System Design

A domian driven and privacy by design system built on a microservice architecture.

Overview

Codr is designed using a strategy called domain driven design, which complements the microservice architecture being used as the foundation for the platform.

Domain driven design allows for better communication between engineers and the business and in result provides a much simpler implementation. For example, when a non-technical business partner asks questions to an engineer about users, everything such as preferences and groups should not matter, so the logic for those entities shouldn't be a part of the "user domain."

To implement this domain driven design strategy, Codr uses microservices. These are extremely small services that implement a specific subset of logic, which results in needing far less unnecessary dependencies and resources compared to a monolith.

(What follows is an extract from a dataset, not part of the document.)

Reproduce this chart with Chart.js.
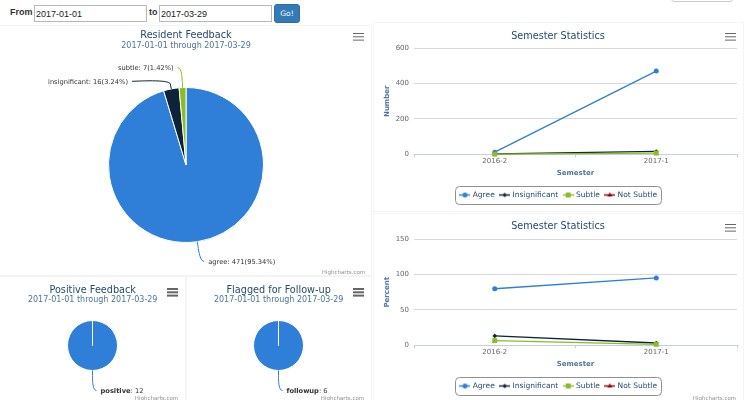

Each entity within a domain should be its own microservice. Because of this separation of logic, for heavily used services such as the user or annotation services, can be scaled independently and have far more replicas compared to let's say the message template domain that's not use nearly as often.

Finally, privacy by design is a concept described in the GDPR. For the sake of brevity, Article 5 of the GDPR consists of the core concepts used in designing these microservices and database collections. These include: fairness and transparency, purpose limitation, data minimization, accuracy, storage limitation, confidentiality, and accountability. By sticking to these core principles we can ensure more privacy-preserving practices within the codebases.

Purpose

As stated in the overview, the purpose of these design choices are to make implementation much simpler, controlled, and have high availability. Here are the main takeaways for this system design:

Simpler. Simpler implementation is important for easier communication, code readability, and debugging.
Private. Privacy by design is ingrained into the design process ensuring that personal data is only shared and processed only when needed.
High availability. High availability and throughput is crucial. Within research, we are typically dealing with large datasets in the hundreds of thousands. Processing this data as fast as possible is important so that research can be started as soon as possible.

Domains

User domain consists of two data products/entities: user and profile. In terms of business logic, users and profiles are one of the same. However, this doesn't mean we merge the two entities together. In order to control privacy for users, it is easier to manage two separate entities. For the case of performing research, annotators should be anonymous in most cases, meaning they need an account, but they do not need a profile, this is an example of data minimization, purpose limitation, and confidentiality by collecting only the information needed to process the data.

System Communication

There are several ways the microservices that make up Codr interact with each other. For instances where the services need a response, we will be using RESTful APIs in the backend business logic. If an immediate response is not needed, or we need real-time data processing, we will be using Kafka.

RESTful APIs

APIs are very common; they are in almost every application. The use case we want RESTful APIs for (outside of server-client communication) is to solve data duplication and logic separation. An easy explanation is for this is adding a user to a project. When sending this request to the project domain, we may want to add a user by email address. The project domain does not store records of users as that is not it's purpose. To find the user, the project domain will send an authenticated machine-to-machine internal rest call to the user domain to fetch a limited subset of the users data. This data is shall contain the user id so that the project domain can append the user to the project member list.

Kafka

Apache Kafka is an open-source distributed event streaming platform -- Apache Kafka

What does this mean? Look at Kafka as a publish-subscribe architecture where a "producer" publishes a message to a stream and a "consumer" subscribes to the stream. Kafka is used in most companies that rely on real-time data processing on microservice architectures. There are several use cases for Kafka such as system auditing, real-time notifications, and dataset uploading.

More information can be found under Kafka design.

Use Cases

Dataset processing is specific problem needed for this project because they can consist of hundreds of thousands of records. With the power of Kafka, we can publish each sample of a dataset independently as a Kafka state message, and then depending on the topic configuration and number of replicas, we can scale this task horizontally to process the upload upwards of 12x faster (hundreds of samples per second) compared to a singular replica.